How to Explain DnD to Your Friends That Don’t Play.
Without turning them off from the idea.

Look everyone and their mother should be playing DnD at this point.
But…
We also need to admit that DnD is Nerdy. It’s ‘dense’ nerdy. It’s not like comic books that have an easy entry point like the movies. We have one entry point, it’s called the players handbook and it’s several hundred pages.
DnD is a complicated game with so many nebulous rules that it is intimidating for people to get into the hobby. That said, there are some easy ways to bring up the subject with your friends, and make it less daunting for the uninitiated.
1. Drop the Jargon
“That’s the GM, this is your character sheet and this is the con score so roll a save.”
Oof. I’ve seen this happen at the table.
DnD and other TTRPGs (Table Top Role Playing Games) have a lot of jargon built into them; From GM to proficiency bonus. This is one of the huge barriers to entry for people trying to join. You start talking and they don’t want to have to ask you a million questions to understand what you’re talking about.
This is what makes people disengage with the hobby.
So, all we need to do is remove the jargon. There are two parts to that, but let’s tackle the first, explaining the game.
“DnD is a collaborative storytelling game where one person plays the narrator and supporting cast while everyone else plays a main character.”
That right there is my pitch, how I explain the game to people who’ve never played.
This description is great for several reasons.
- The only word they’re learning here is DnD. Everything else is basic English class.
- A lot of questions coming from this are “how” questions with simple answers, so people feel like they’re getting it.
- You can say that to your mom and it sounds educational!
When those “how” questions come up, the best thing to do is keep it simple. If a question would take more than 30 seconds to answer, give the highest level overview you can and then add “ there are game rules for that, we can worry about that while we play.”
2. Step one isn’t creating a character
I’ve personally made this mistake before.
Character creation in TTRPG’s is fun… the second time you do it. The first time you pick up a new game it’s intimidating, you feel like you’re doing something wrong at every turn. Why does that number go here? Why is there so much math? Is that a good spell?
Step one isn’t making a character. It’s playing. Guest appearances and throwaway one shots are by far the best way to introduce someone to the game.
If you can, get a vague idea from them about what they think is cool in a character. A big beefy bicep brawler? A wizened wily wizard? The possibilities are endless but they don’t need to learn about endless today.
An easy way to do this is to ask: Swords, Bow or Magic? Which translates to “Fighter, Ranger or Cleric” as their one time character.
Make them a cheat sheet for this character along with the character sheet. A cheat sheet in this case is just a sticky note that has health, ac, their attack(with the numbers all added up) and some of the things they are carrying.

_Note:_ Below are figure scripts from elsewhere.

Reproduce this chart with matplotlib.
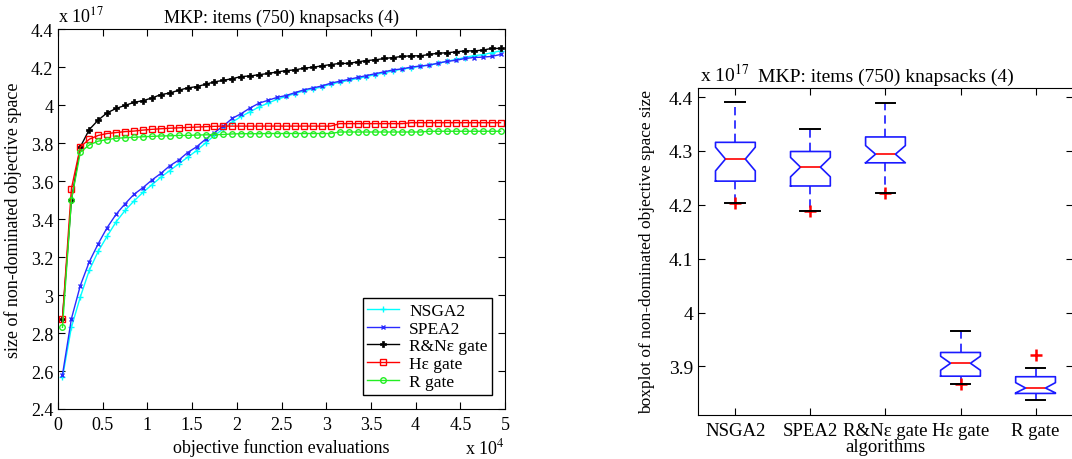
import numpy as np
import matplotlib
matplotlib.use("Agg")
import matplotlib.pyplot as plt

plt.rcParams["font.family"] = ["Liberation Serif", "DejaVu Serif"]
plt.rcParams["mathtext.fontset"] = "stix"

# evaluations (x 10^4), one sample every 1000 evaluations
evals = np.arange(0.05, 5.0, 0.1)

# size of non-dominated objective space (x 10^17)
nsga2 = [2.566, 2.83, 2.99, 3.13, 3.23, 3.31, 3.385, 3.445, 3.495, 3.54,
         3.58, 3.62, 3.655, 3.69, 3.725, 3.76, 3.80, 3.84, 3.875, 3.91,
         3.94, 3.965, 3.99, 4.01, 4.03, 4.045, 4.06, 4.075, 4.085, 4.095,
         4.11, 4.12, 4.13, 4.14, 4.15, 4.16, 4.17, 4.18, 4.19, 4.195,
         4.205, 4.21, 4.22, 4.23, 4.24, 4.25, 4.26, 4.265, 4.275, 4.285]
spea2 = [2.58, 2.875, 3.05, 3.175, 3.27, 3.355, 3.425, 3.48, 3.53, 3.565,
         3.605, 3.64, 3.68, 3.71, 3.75, 3.78, 3.82, 3.855, 3.89, 3.93,
         3.955, 3.985, 4.01, 4.025, 4.04, 4.05, 4.065, 4.08, 4.09, 4.10,
         4.115, 4.125, 4.135, 4.145, 4.155, 4.165, 4.175, 4.185, 4.19, 4.20,
         4.205, 4.21, 4.22, 4.23, 4.235, 4.245, 4.25, 4.252, 4.256, 4.266]
rn_gate = [2.875, 3.50, 3.78, 3.871, 3.921, 3.959, 3.982, 3.998, 4.014, 4.023,
           4.037, 4.055, 4.063, 4.078, 4.090, 4.097, 4.109, 4.122, 4.130, 4.139,
           4.150, 4.153, 4.160, 4.166, 4.174, 4.181, 4.185, 4.194, 4.199, 4.206,
           4.213, 4.219, 4.219, 4.227, 4.234, 4.238, 4.245, 4.250, 4.256, 4.259,
           4.259, 4.266, 4.273, 4.275, 4.280, 4.285, 4.285, 4.289, 4.298, 4.298]
he_gate = [2.875, 3.56, 3.78, 3.82, 3.84, 3.85, 3.855, 3.86, 3.863, 3.868,
           3.872, 3.875, 3.878, 3.88, 3.882, 3.884, 3.886, 3.888, 3.889, 3.889,
           3.889, 3.889, 3.889, 3.889, 3.889, 3.889, 3.889, 3.889, 3.889, 3.889,
           3.889, 3.902, 3.902, 3.902, 3.902, 3.902, 3.902, 3.902, 3.902, 3.907,
           3.907, 3.907, 3.907, 3.907, 3.907, 3.907, 3.907, 3.907, 3.907, 3.907]
r_gate = [2.83, 3.50, 3.752, 3.79, 3.81, 3.818, 3.825, 3.828, 3.83, 3.833,
          3.835, 3.837, 3.838, 3.84, 3.84, 3.842, 3.843, 3.844, 3.845, 3.848,
          3.849, 3.849, 3.849, 3.850, 3.850, 3.850, 3.850, 3.850, 3.850, 3.850,
          3.850, 3.858, 3.858, 3.858, 3.858, 3.858, 3.858, 3.858, 3.858, 3.858,
          3.858, 3.862, 3.862, 3.862, 3.862, 3.862, 3.862, 3.862, 3.862, 3.862]

algorithms = ["NSGA2", "SPEA2", "R&Nε gate", "Hε gate", "R gate"]
# boxplot statistics of final space size (x 10^17)
box_q1 = [4.244, 4.235, 4.278, 3.882, 3.850]
box_med = [4.285, 4.270, 4.294, 3.906, 3.860]
box_q3 = [4.316, 4.299, 4.326, 3.926, 3.881]
box_lo = [4.203, 4.189, 4.222, 3.867, 3.837]
box_hi = [4.390, 4.341, 4.389, 3.966, 3.898]
notch_lo = [4.263, 4.252, 4.278, 3.893, 3.851]
notch_hi = [4.307, 4.288, 4.310, 3.919, 3.870]
outliers = [[4.203], [4.189], [4.222], [3.867], [3.922]]

fig = plt.figure(figsize=(10.72, 4.6), dpi=100)

# ---- convergence curves ----
ax = fig.add_axes([0.0541, 0.1087, 0.417, 0.826])
ax.plot(evals, nsga2, color="cyan", marker="+", ms=5, lw=1, label="NSGA2")
ax.plot(evals, spea2, color="#2a2aff", marker="x", ms=3, lw=1, label="SPEA2")
ax.plot(evals, rn_gate, color="black", marker="P", ms=4, mew=0.5, lw=1,
        label="R&Nε gate")
ax.plot(evals, he_gate, color="red", marker="s", ms=4, mfc="none", lw=1,
        label="Hε gate")
ax.plot(evals, r_gate, color="#22ee22", marker="o", ms=4, mfc="none", lw=1,
        label="R gate")

ax.set_xlim(0, 5)
ax.set_ylim(2.4, 4.4)
ax.set_xticks(np.arange(0, 5.01, 0.5))
ax.set_xticklabels(["0", "0.5", "1", "1.5", "2", "2.5", "3", "3.5", "4", "4.5", "5"])
ax.set_yticks(np.arange(2.4, 4.41, 0.2))
ax.set_yticklabels(["2.4", "2.6", "2.8", "3", "3.2", "3.4", "3.6", "3.8", "4", "4.2", "4.4"])
ax.tick_params(direction="in", top=True, right=True, labelsize=13, length=5)
ax.tick_params(axis="x", pad=5)
ax.set_xlabel("objective function evaluations", fontsize=13, labelpad=4)
ax.set_ylabel("size of non-dominated objective space", fontsize=13, labelpad=6)
ax.set_title("MKP: items (750) knapsacks (4)", fontsize=13, pad=5)
ax.text(0.0, 1.01, r"x 10$^{17}$", transform=ax.transAxes, fontsize=13,
        ha="left", va="bottom")
ax.text(1.0, -0.075, r"x 10$^{4}$", transform=ax.transAxes, fontsize=13,
        ha="right", va="top")
leg = ax.legend(loc="lower right", fontsize=12.5, fancybox=False,
                edgecolor="black", framealpha=1, handlelength=1.8,
                handletextpad=0.6, borderpad=0.25, labelspacing=0.1,
                bbox_to_anchor=(0.99, 0.015))
leg.get_frame().set_linewidth(1)

# ---- final boxplots ----
bx = fig.add_axes([0.651, 0.0957, 0.35, 0.711])
stats = []
for i, name in enumerate(algorithms):
    stats.append(dict(label=name, q1=box_q1[i], med=box_med[i], q3=box_q3[i],
                      whislo=box_lo[i], whishi=box_hi[i], cilo=notch_lo[i],
                      cihi=notch_hi[i], fliers=outliers[i]))
bx.bxp(stats, positions=range(1, 6), widths=0.53, shownotches=True,
       boxprops=dict(color="#1a1aff", lw=1.2),
       whiskerprops=dict(color="#1a1aff", lw=1.2, ls=(0, (5, 3))),
       capprops=dict(color="black", lw=1.4, zorder=4),
       medianprops=dict(color="red", lw=1.2),
       flierprops=dict(marker="+", markeredgecolor="red", markersize=8,
                       markeredgewidth=1.8))
bx.set_xlim(0.5, 5.5)
bx.set_ylim(3.81, 4.417)
bx.set_yticks([3.9, 4.0, 4.1, 4.2, 4.3, 4.4])
bx.set_yticklabels(["3.9", "4", "4.1", "4.2", "4.3", "4.4"])
bx.tick_params(direction="in", top=True, right=True, labelsize=14, length=5)
bx.tick_params(axis="x", labelsize=13.5, pad=5)
bx.set_xlabel("algorithms", fontsize=13.5, labelpad=-1)
bx.set_ylabel("boxplot of non-dominated objective space size", fontsize=12.5,
              labelpad=10)
bx.set_title("MKP: items (750) knapsacks (4)", fontsize=14, pad=5)
bx.text(0.005, 1.01, r"x 10$^{17}$", transform=bx.transAxes, fontsize=14,
        ha="left", va="bottom")

fig.savefig("out.png", dpi=100)
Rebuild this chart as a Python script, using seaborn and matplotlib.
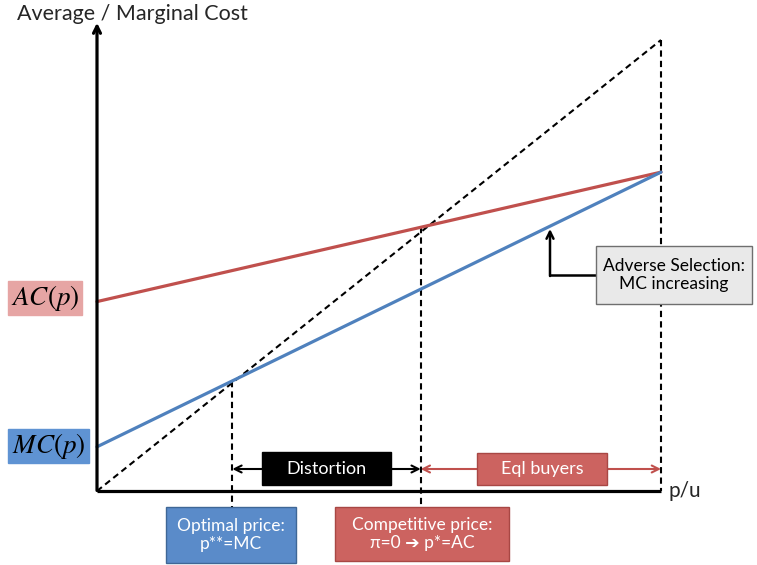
import numpy as np
import pandas as pd
import matplotlib
matplotlib.use("Agg")
import matplotlib.pyplot as plt
from matplotlib.patches import Rectangle
import seaborn as sns

# datos (unidades: precio normalizado p/u en [0, 1])
precio = [0.0, 1.0]
costo_medio = [0.42, 0.707]      # AC(p)
costo_marginal = [0.098, 0.707]  # MC(p)
diagonal = [0.0, 1.0]            # p = costo
p_optimo = 0.24                  # p** = MC
p_competitivo = 0.574            # p* = AC

ROJO = "#c0504d"
AZUL = "#4f81bd"

sns.set_style("white")
plt.rcParams["font.family"] = ["Lato", "DejaVu Sans"]
plt.rcParams["mathtext.fontset"] = "stix"

fig = plt.figure(figsize=(7.57, 5.65), dpi=100)
ax = fig.add_axes([0, 0, 1, 1])
ax.set_xlim(-97 / 564, 660 / 564)
ax.set_ylim(-74 / 451, 491 / 451)
ax.axis("off")


def px(x, y):
    # posicion en pixeles de la imagen -> coordenadas de datos
    return (x - 97) / 564, (491 - y) / 451


def caja(x0, y0, x1, y1, texto, fondo, borde, color="white", size=12.5, **kw):
    a = px(x0, y1)
    b = px(x1, y0)
    ax.add_patch(Rectangle(a, b[0] - a[0], b[1] - a[1], facecolor=fondo,
                           edgecolor=borde, lw=1, zorder=5))
    ax.text((a[0] + b[0]) / 2, (a[1] + b[1]) / 2, texto, ha="center",
            va="center", color=color, fontsize=size, zorder=6,
            linespacing=1.15, **kw)


df = pd.DataFrame({"p": precio, "AC": costo_medio, "MC": costo_marginal,
                   "diag": diagonal})

sns.lineplot(data=df, x="p", y="AC", color=ROJO, lw=2.3, ax=ax, zorder=3)
sns.lineplot(data=df, x="p", y="MC", color=AZUL, lw=2.3, ax=ax, zorder=3)
sns.lineplot(data=df, x="p", y="diag", color="black", lw=1.5, ax=ax,
             linestyle=(0, (3, 2)), zorder=2)

# verticales punteadas
y_bajo = px(0, 507)[1]
mc_opt = np.interp(p_optimo, precio, costo_marginal)
ac_comp = np.interp(p_competitivo, precio, costo_medio)
ax.plot([p_optimo, p_optimo], [mc_opt, y_bajo], color="black", lw=1.5,
        linestyle=(0, (3, 2)), zorder=2)
ax.plot([p_competitivo, p_competitivo], [ac_comp, y_bajo], color="black",
        lw=1.5, linestyle=(0, (3, 2)), zorder=2)
ax.plot([precio[-1], precio[-1]], [diagonal[-1], 0], color="black", lw=1.5,
        linestyle=(0, (3, 2)), zorder=2)

# ejes
ax.plot([0, precio[-1]], [0, 0], color="black", lw=2.3, zorder=4,
        solid_capstyle="butt")
ax.annotate("", xy=(0, px(0, 20)[1]), xytext=(0, -0.005),
            arrowprops=dict(arrowstyle="->,head_length=0.5,head_width=0.25",
                            color="black", lw=2.3), zorder=4)
ax.text(*px(17, 14), "Average / Marginal Cost", fontsize=15.5, ha="left",
        va="center")
ax.text(*px(668, 491), "p/u", fontsize=15, ha="left", va="center")

# flechas dobles
y_fl = px(0, 469)[1]
ax.annotate("", xy=(p_optimo, y_fl), xytext=(p_competitivo, y_fl),
            arrowprops=dict(arrowstyle="<->,head_length=0.5,head_width=0.25",
                            color="black", lw=1.5, shrinkA=0, shrinkB=0))
ax.annotate("", xy=(p_competitivo, y_fl), xytext=(precio[-1], y_fl),
            arrowprops=dict(arrowstyle="<->,head_length=0.5,head_width=0.25",
                            color=ROJO, lw=1.5, shrinkA=0, shrinkB=0))

# etiquetas de las curvas
caja(8, 281, 82, 315, r"$AC(p)$", "#e6a5a4", "#e6a5a4", color="black", size=19.5)
caja(8, 429, 89, 463, r"$MC(p)$", "#5f93d3", "#5f93d3", color="black", size=19.5)

caja(262, 452, 391, 485, "Distortion", "black", "black", size=13)
caja(477, 453, 607, 485, "Eql buyers", "#cc6360", "#a84744", size=13)
caja(166, 507, 296, 563, "Optimal price:\np**=MC", "#5a8bc9", "#3f6796",
     size=12.5)
caja(335, 507, 509, 561, "Competitive price:\nπ=0 ➔ p*=AC", "#cc6360",
     "#a84744", size=12.5)
caja(596, 246, 752, 304, "Adverse Selection:\nMC increasing", "#e9e9e9",
     "#6f6f6f", color="black", size=12.5)

# conector de seleccion adversa
ax.plot([px(596, 0)[0], px(550, 0)[0]], [px(0, 275)[1]] * 2, color="black",
        lw=1.8, zorder=4)
ax.annotate("", xy=px(550, 229), xytext=px(550, 276),
            arrowprops=dict(arrowstyle="->,head_length=0.5,head_width=0.25",
                            color="black", lw=1.8, shrinkA=0, shrinkB=0),
            zorder=4)

fig.savefig("out.png", dpi=100)
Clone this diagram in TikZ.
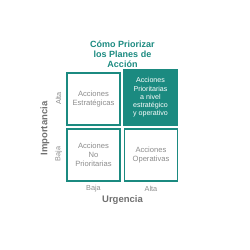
\documentclass[tikz,border=0pt]{standalone}
\usepackage{fontspec}
\setmainfont{Liberation Sans}
\definecolor{teal1}{HTML}{1B8A80}
\definecolor{txtgrey}{HTML}{8C8C8C}
\definecolor{axgrey}{HTML}{707070}
\begin{document}
\begin{tikzpicture}[x=1pt,y=-1pt,
  cell/.style={draw=teal1,line width=1.6pt,minimum width=53pt,minimum height=52pt,inner sep=0pt,align=center,font=\fontsize{7.6}{8.8}\selectfont,text=txtgrey},
  filled/.style={cell,fill=teal1,text=white,font=\fontsize{7.1}{8.2}\selectfont},
  axlab/.style={font=\bfseries\fontsize{9.5}{11}\selectfont,text=axgrey},
  ticklab/.style={font=\fontsize{7.3}{8.5}\selectfont,text=txtgrey}]
\useasboundingbox (0,0) rectangle (250,250);
\node[font=\bfseries\fontsize{9}{9.8}\selectfont,text=teal1,align=center] (title) at (122.5,54) {Cómo Priorizar\\los Planes de\\Acción};
\node[cell] (tl) at (93.5,99) {Acciones\\Estratégicas};
\node[filled,minimum height=55pt] (tr) at (150.5,97.5) {Acciones\\Prioritarias\\a nivel\\estratégico\\y operativo};
\node[cell] (bl) at (93.5,155) {Acciones\\No\\Prioritarias};
\node[cell] (br) at (151,155) {Acciones\\Operativas};
\node[axlab,rotate=90] (imp) at (45,128.5) {Importancia};
\node[ticklab,rotate=90] (ialta) at (58.5,98.5) {Alta};
\node[ticklab,rotate=90] (ibaja) at (58.5,154) {Baja};
\node[ticklab] (ubaja) at (93.5,189) {Baja};
\node[ticklab] (ualta) at (151,189) {Alta};
\node[axlab] (urg) at (122.5,200) {Urgencia};
\end{tikzpicture}
\end{document}
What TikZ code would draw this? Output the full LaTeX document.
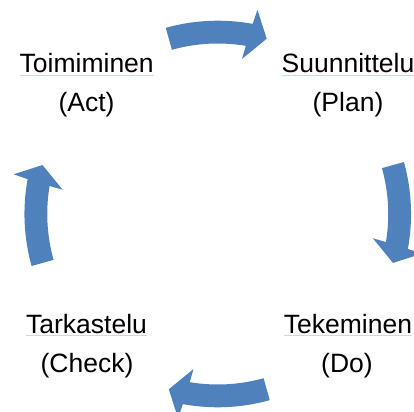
\documentclass[tikz,border=0pt]{standalone}
\usepackage{fontspec}
\setmainfont{Liberation Sans}
\usetikzlibrary{calc}

\definecolor{cyclefill}{RGB}{79,129,189}
\definecolor{spellmark}{RGB}{246,200,200}

% One curved block arrow of the cycle, centred on the axis angle #1,
% running clockwise around the point C.
\newcommand\cyclearrow[1]{%
  \fill[cyclefill]
    ($(C)+(#1+15.6:193.3bp)$)
      arc[start angle={#1+15.6}, end angle={#1-10.4}, radius=193.3bp]
    -- ($(C)+(#1-11:208bp)$)
    -- ($(C)+(#1-15.6:182bp)$)
    -- ($(C)+(#1-8.9:157bp)$)
    -- ($(C)+(#1-9.46:170.5bp)$)
      arc[start angle={#1-9.46}, end angle={#1+15.6}, radius=170.5bp]
    -- cycle;}

\tikzset{
  lbl/.style={anchor=base, inner sep=0pt, outer sep=0pt, text=black,
    font=\fontsize{26.5bp}{31bp}\selectfont},
  spell/.style={draw=spellmark, line width=0.6bp}
}

\begin{document}
\begin{tikzpicture}[x=1bp, y=1bp]
  \clip (0,0) rectangle (414,412);
  \fill[white] (0,0) rectangle (414,412);

  \coordinate (C) at (217.75,198);

  % the four arrows of the cycle
  \cyclearrow{90}
  \cyclearrow{0}
  \cyclearrow{-90}
  \cyclearrow{180}

  % phase labels
  \node[lbl] (act)   at (86.7,339.5) {Toimiminen};
  \node[lbl] (actEn) at (86.5,300.5) {(Act)};
  \node[lbl] (plan)   at (348,339.5) {Suunnittelu};
  \node[lbl] (planEn) at (348,300.5) {(Plan)};
  \node[lbl] (check)   at (86.5,79) {Tarkastelu};
  \node[lbl] (checkEn) at (87,40) {(Check)};
  \node[lbl] (do)   at (348,79) {Tekeminen};
  \node[lbl] (doEn) at (347,40) {(Do)};

  % faint underlines beneath the Finnish words
  \foreach \w in {act,plan,check,do}
    \draw[spell] ([yshift=-2.5bp]\w.base west) -- ([yshift=-2.5bp]\w.base east);
\end{tikzpicture}
\end{document}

Then you have them playing at the table during their one-shot. Which brings us to our first playing tip.
3. Assign them a non-GM buddy
This one can be hard if you’re one person trying to get multiple other people into the game, but nothing is better for a player learning than an experienced buddy. The buddy is someone they can ask questions without feeling like they are interrupting.
The GM is busy, even someone brand new can tell that. If the GM is in the middle of something your new player might feel bad asking a question, which is the last thing we want. We want people to ask questions.
Having a non-GM buddy will allow us to slowly introduce the jargon of DnD, because they have a translator on hand. If the GM asks for an attack roll and the new player has the wide eyes of terror, their non-GM buddy can step in and explain what it exactly means, making it easy to keep the game snappy and fun.
Partnering up also helps avoid the new player feeling like they are slowing the game down. Their Non-GM buddy can make sure their turns take no longer than anyone else’s. That said, don’t play for them. Let the new player figure out what they want to do, and if it’s not suicidal, lend a helping hand explaining how to get to the result THEY want. You can’t expect a new player to play optimally and you can’t get bothered if they don’t.
4. Talk About the Game
Talking about the game is one of the most important parts of playing DnD and it’s definitely one of the most important parts of introducing someone to DnD.
Post game chatter is when we get to ask them how they enjoyed the game: What did they get? What was confusing? What do they want to do again?
The best part?
Now we can explain things.
Once someone has played a session we have examples they can relate to. We can pull from our experiences at the table and get to really discussing DnD. We can find out if they enjoyed playing a fighter, if they thought your Wizard was really cool, or if they don’t know why someone did something.
And if they enjoyed the session? You’re not going to be able to stop them from talking about it anyway.
5. Play Again
The last step that you repeat forever. Play with your new friend in the hobby. Embrace them as part of your party and go on adventures. Enter the dungeons, slay the dragons, and do it together.